--- Begin INFORMATION SUPPLIED ---

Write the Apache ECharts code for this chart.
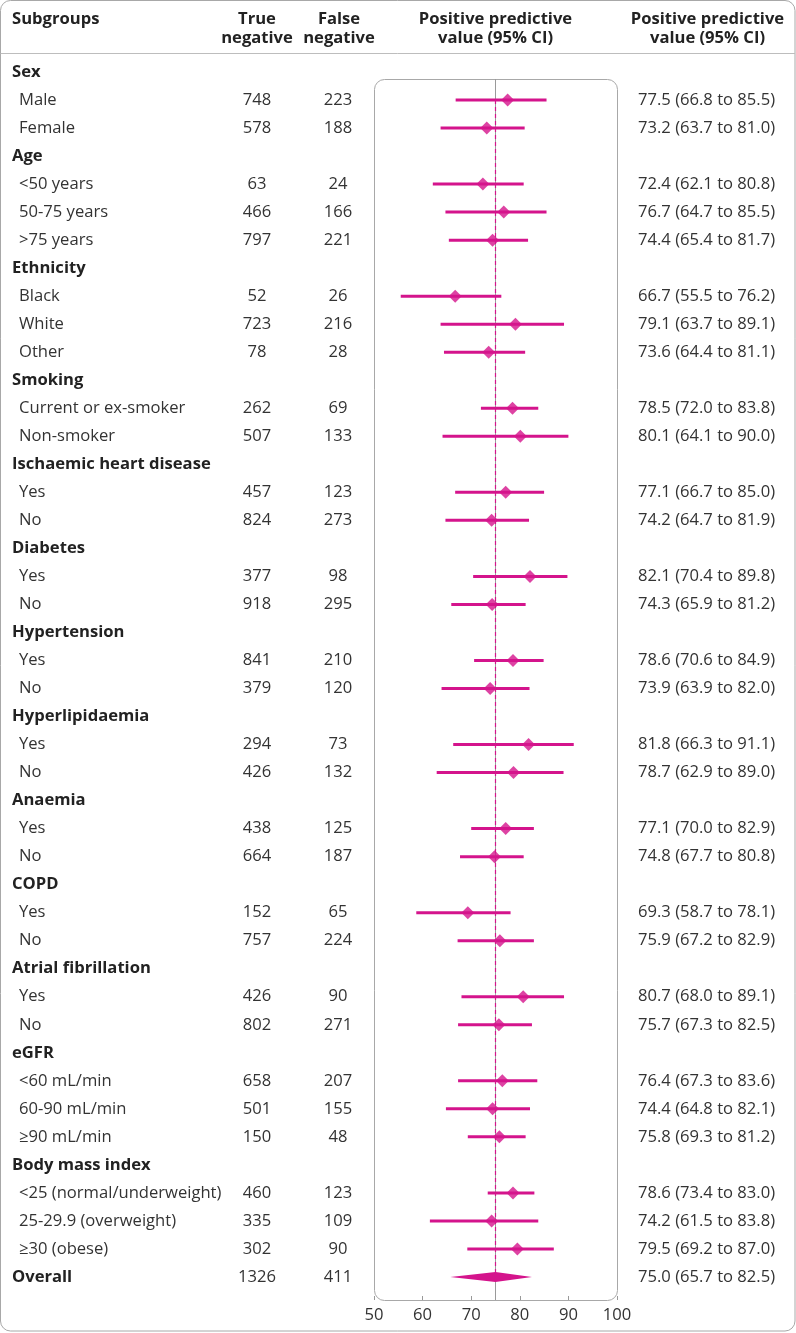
<!DOCTYPE html>
<html><head><meta charset="utf-8">
<script src="https://cdn.jsdelivr.net/npm/echarts@6/dist/echarts.min.js"></script>
<style>html,body{margin:0;padding:0;background:#fff}#c{width:796px;height:1333px}</style>
</head><body><div id="c"></div><script>
// ---------- data ----------
const labels = ['Sex','Male','Female','Age','<50 years','50-75 years','>75 years','Ethnicity','Black','White','Other','Smoking','Current or ex-smoker','Non-smoker','Ischaemic heart disease','Yes','No','Diabetes','Yes','No','Hypertension','Yes','No','Hyperlipidaemia','Yes','No','Anaemia','Yes','No','COPD','Yes','No','Atrial fibrillation','Yes','No','eGFR','<60 mL/min','60-90 mL/min','≥90 mL/min','Body mass index','<25 (normal/underweight)','25-29.9 (overweight)','≥30 (obese)','Overall'];
const rowKind = ['h','i','i','h','i','i','i','h','i','i','i','h','i','i','h','i','i','h','i','i','h','i','i','h','i','i','h','i','i','h','i','i','h','i','i','h','i','i','i','h','i','i','i','o'];
const trueNeg = ['',748,578,'',63,466,797,'',52,723,78,'',262,507,'',457,824,'',377,918,'',841,379,'',294,426,'',438,664,'',152,757,'',426,802,'',658,501,150,'',460,335,302,1326];
const falseNeg = ['',223,188,'',24,166,221,'',26,216,28,'',69,133,'',123,273,'',98,295,'',210,120,'',73,132,'',125,187,'',65,224,'',90,271,'',207,155,48,'',123,109,90,411];
const ppv = [null,77.5,73.2,null,72.4,76.7,74.4,null,66.7,79.1,73.6,null,78.5,80.1,null,77.1,74.2,null,82.1,74.3,null,78.6,73.9,null,81.8,78.7,null,77.1,74.8,null,69.3,75.9,null,80.7,75.7,null,76.4,74.4,75.8,null,78.6,74.2,79.5,75.0];
const ciLow = [null,66.8,63.7,null,62.1,64.7,65.4,null,55.5,63.7,64.4,null,72.0,64.1,null,66.7,64.7,null,70.4,65.9,null,70.6,63.9,null,66.3,62.9,null,70.0,67.7,null,58.7,67.2,null,68.0,67.3,null,67.3,64.8,69.3,null,73.4,61.5,69.2,65.7];
const ciHigh = [null,85.5,81.0,null,80.8,85.5,81.7,null,76.2,89.1,81.1,null,83.8,90.0,null,85.0,81.9,null,89.8,81.2,null,84.9,82.0,null,91.1,89.0,null,82.9,80.8,null,78.1,82.9,null,89.1,82.5,null,83.6,82.1,81.2,null,83.0,83.8,87.0,82.5];
const xMin = 50, xMax = 100, xStep = 10;
const refValue = 75;
const headerSubgroups = 'Subgroups';
const headerTN = ['True', 'negative'];
const headerFN = ['False', 'negative'];
const headerPlot = ['Positive predictive', 'value (95% CI)'];
const headerCI = ['Positive predictive', 'value (95% CI)'];

// ---------- layout / style ----------
const W = 796, H = 1333;
const FONT = '"Open Sans", sans-serif';
const FS = 16.6;
const PINK = '#d4148c';
const TXT = '#333333';
const BOLD = '#222222';
const FRAME = '#a8a8a8';
const plotL = 374, plotR = 617, plotT = 79, plotB = 1300;
const rowTop = 72, rowStep = 28.023;
const nRows = labels.length;

const ciText = ppv.map((p, i) => p == null ? '' :
  p.toFixed(1) + ' (' + ciLow[i].toFixed(1) + ' to ' + ciHigh[i].toFixed(1) + ')');

const ciData = [], ptData = [], overallData = [];
for (let i = 0; i < nRows; i++) {
  if (ppv[i] == null) continue;
  if (rowKind[i] === 'o') overallData.push([ciLow[i], ciHigh[i], ppv[i], i]);
  else { ciData.push([ciLow[i], ciHigh[i], i]); ptData.push([ppv[i], i]); }
}
const firstItem = rowKind.indexOf('i');
const lastRow = nRows - 1;

const chart = echarts.init(document.getElementById('c'), null, {renderer: 'canvas'});

function hText(x, y, txt, align) {
  return {type: 'text', x: x, y: y, silent: true,
    style: {text: txt, font: 'bold ' + FS + 'px ' + FONT, fill: BOLD, align: align, verticalAlign: 'middle'}};
}
const gfx = [
  {type: 'rect', silent: true, shape: {x: 0.5, y: 0.5, width: W - 1.5, height: H - 2.5, r: 10},
    style: {fill: 'none', stroke: FRAME, lineWidth: 1}},
  {type: 'line', silent: true, shape: {x1: 0.5, y1: 53.5, x2: W - 1, y2: 53.5},
    style: {stroke: '#bdbdbd', lineWidth: 1}},
  {type: 'rect', silent: true, z: 0, shape: {x: plotL + 0.5, y: plotT + 0.5, width: plotR - plotL, height: plotB - plotT, r: 10},
    style: {fill: 'none', stroke: FRAME, lineWidth: 1}},
  hText(12, 19, headerSubgroups, 'left'),
  hText(257, 19, headerTN[0], 'center'), hText(257, 38, headerTN[1], 'center'),
  hText(339, 19, headerFN[0], 'center'), hText(339, 38, headerFN[1], 'center'),
  hText(495.5, 19, headerPlot[0], 'center'), hText(495.5, 38, headerPlot[1], 'center'),
  hText(707.5, 19, headerCI[0], 'center'), hText(707.5, 38, headerCI[1], 'center')
];

const catAxisBase = {
  type: 'category', gridIndex: 0, inverse: true, data: labels,
  axisLine: {show: false}, axisTick: {show: false}, splitLine: {show: false}
};
const tableTop = rowTop - rowStep / 2;
const tableBottom = H - (rowTop + rowStep * (nRows - 1) + rowStep / 2);

const option = {
  animation: false,
  backgroundColor: '#fff',
  textStyle: {fontFamily: FONT},
  grid: [
    {left: plotL, right: W - plotR, top: tableTop, bottom: tableBottom},
    {left: plotL, right: W - plotR, top: plotT, bottom: H - plotB}
  ],
  graphic: gfx,
  xAxis: [
    {type: 'value', gridIndex: 0, show: false, min: xMin, max: xMax},
    {type: 'value', gridIndex: 1, min: xMin, max: xMax, interval: xStep,
      axisLine: {show: false}, splitLine: {show: false},
      axisTick: {show: true, inside: true, length: 4, lineStyle: {color: '#999'}},
      axisLabel: {show: true, fontSize: FS, color: TXT, fontFamily: FONT, margin: 7}}
  ],
  yAxis: [
    Object.assign({}, catAxisBase, {position: 'left', axisLabel: {
      interval: 0, align: 'left', margin: plotL - 12, fontSize: FS, color: TXT, fontFamily: FONT,
      formatter: (v, idx) => rowKind[idx] === 'i' ? '{i|' + v + '}' : '{h|' + v + '}',
      rich: {
        h: {fontSize: FS, fontWeight: 'bold', color: BOLD, fontFamily: FONT},
        i: {fontSize: FS, color: TXT, fontFamily: FONT, padding: [0, 0, 0, 7]}
      }}}),
    Object.assign({}, catAxisBase, {position: 'left', offset: plotL - 257, axisLabel: {
      interval: 0, align: 'center', margin: 0, fontSize: FS, color: TXT, fontFamily: FONT,
      formatter: (v, idx) => String(trueNeg[idx])}}),
    Object.assign({}, catAxisBase, {position: 'left', offset: plotL - 338, axisLabel: {
      interval: 0, align: 'center', margin: 0, fontSize: FS, color: TXT, fontFamily: FONT,
      formatter: (v, idx) => String(falseNeg[idx])}}),
    Object.assign({}, catAxisBase, {position: 'right', offset: 638 - plotR, axisLabel: {
      interval: 0, align: 'left', margin: 0, fontSize: FS, color: TXT, fontFamily: FONT,
      formatter: (v, idx) => ciText[idx]}}),
    {type: 'value', gridIndex: 1, inverse: true, show: false,
      min: (plotT - rowTop) / rowStep, max: (plotB - rowTop) / rowStep}
  ],
  series: [
    {
      type: 'custom', name: 'CI', xAxisIndex: 1, yAxisIndex: 4, z: 3,
      data: ciData, encode: {x: [0, 1], y: 2},
      renderItem: function (params, api) {
        const a = api.coord([api.value(0), api.value(2)]);
        const b = api.coord([api.value(1), api.value(2)]);
        return {type: 'line', shape: {x1: a[0], y1: a[1], x2: b[0], y2: b[1]},
          style: {stroke: PINK, lineWidth: 3}};
      },
      markLine: {silent: true, symbol: 'none', animation: false, z: 1,
        label: {show: false}, lineStyle: {color: '#9a9a9a', width: 1, type: 'solid'},
        data: [{xAxis: refValue}]}
    },
    {
      type: 'scatter', name: 'PPV', xAxisIndex: 1, yAxisIndex: 4, z: 4,
      data: ptData, symbol: 'diamond', symbolSize: 13,
      itemStyle: {color: PINK},
      markLine: {silent: true, symbol: 'none', animation: false, z: 2,
        label: {show: false}, lineStyle: {color: PINK, width: 1.2, type: [4, 3]},
        data: [[{coord: [refValue, firstItem]}, {coord: [refValue, lastRow]}]]}
    },
    {
      type: 'custom', name: 'Overall', xAxisIndex: 1, yAxisIndex: 4, z: 4,
      data: overallData, encode: {x: [0, 1, 2], y: 3},
      renderItem: function (params, api) {
        const y = api.value(3);
        const l = api.coord([api.value(0), y]);
        const r = api.coord([api.value(1), y]);
        const m = api.coord([api.value(2), y]);
        const hh = 5;
        return {type: 'polygon', shape: {points: [[l[0], l[1]], [m[0], m[1] - hh], [r[0], r[1]], [m[0], m[1] + hh]]},
          style: {fill: PINK}};
      }
    }
  ]
};
chart.setOption(option);
</script></body></html>
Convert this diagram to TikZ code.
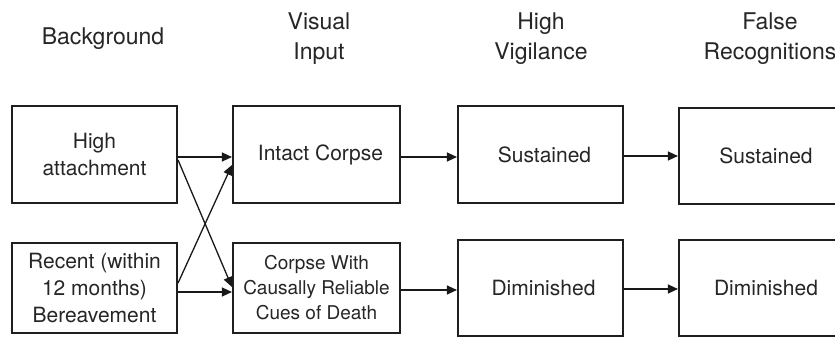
\documentclass[tikz,border=0pt]{standalone}
\usepackage{fontspec}
\setmainfont{TeX Gyre Heros}
\usetikzlibrary{arrows.meta,calc}
\begin{document}
\begin{tikzpicture}[x=1pt,y=-1pt,
  box/.style={draw=black!88, line width=2.1pt, rectangle, inner sep=0pt, align=center,
    font=\fontsize{21}{27}\selectfont, text=black!85},
  hd/.style={align=center, font=\fontsize{23}{29.5}\selectfont, text=black!85, inner sep=0pt},
  arr/.style={line width=1.3pt, draw=black!90, -{Triangle[length=10pt,width=9pt]}}]
\clip (0,0) rectangle (835,339);
\fill[white] (0,0) rectangle (835,339);
% headings
\node[hd] (h1) at (103,39) {Background};
\node[hd] (h2) at (319,38.5) {Visual\\Input};
\node[hd] (h3) at (541,38.5) {High\\Vigilance};
\node[hd] (h4) at (770,38.5) {False\\Recognitions};
% boxes
\node[box, minimum width=165pt, minimum height=97pt] (bg1) at (94.5,154.5) {High\\attachment};
\node[box, minimum width=165pt, minimum height=90pt] (bg2) at (94.5,288) {Recent (within\\12 months)\\Bereavement};
\node[box, minimum width=167pt, minimum height=97pt] (vi1) at (316.5,154.5) {\hspace*{8pt}Intact Corpse};
\node[box, minimum width=167pt, minimum height=90pt, font=\fontsize{19}{25}\selectfont] (vi2) at (316.5,288) {Corpse With\\Causally Reliable\\Cues of Death};
\node[box, minimum width=165pt, minimum height=97pt] (hv1) at (540.5,154.5) {\hspace*{8pt}Sustained};
\node[box, minimum width=165pt, minimum height=96pt] (hv2) at (540.5,288) {\hspace*{6pt}Diminished};
\node[box, minimum width=166pt, minimum height=96pt] (fr1) at (762,156) {\hspace*{8pt}Sustained};
\node[box, minimum width=166pt, minimum height=96pt] (fr2) at (762,288) {\hspace*{8pt}Diminished};
% arrows
\draw[arr] ($(bg1.east)+(0,2.5)$) -- ($(vi1.west)+(0,2.5)$);
\draw[arr] ($(bg1.east)+(0,5.5)$) -- ($(vi2.west)+(0,-1)$);
\draw[arr] ($(bg2.east)+(0,-5)$) -- ($(vi1.west)+(0,10.5)$);
\draw[arr] ($(bg2.east)+(0,4)$) -- ($(vi2.west)+(0,4)$);
\draw[arr] ($(vi1.east)+(0,2.5)$) -- ($(hv1.west)+(0,2.5)$);
\draw[arr] ($(vi2.east)+(0,2)$) -- ($(hv2.west)+(0,2)$);
\draw[arr] ($(hv1.east)+(0,1.5)$) -- ($(fr1.west)+(0,0)$);
\draw[arr] ($(hv2.east)+(0,1)$) -- ($(fr2.west)+(0,1)$);
\end{tikzpicture}
\end{document}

--- End INFORMATION SUPPLIED ---

WHAT YOU ARE ASKED TO DO
Collect the lines of the records that include the string "this".

FINAL RESULT
Write the Apache ECharts code for this chart.
Convert this diagram to TikZ code.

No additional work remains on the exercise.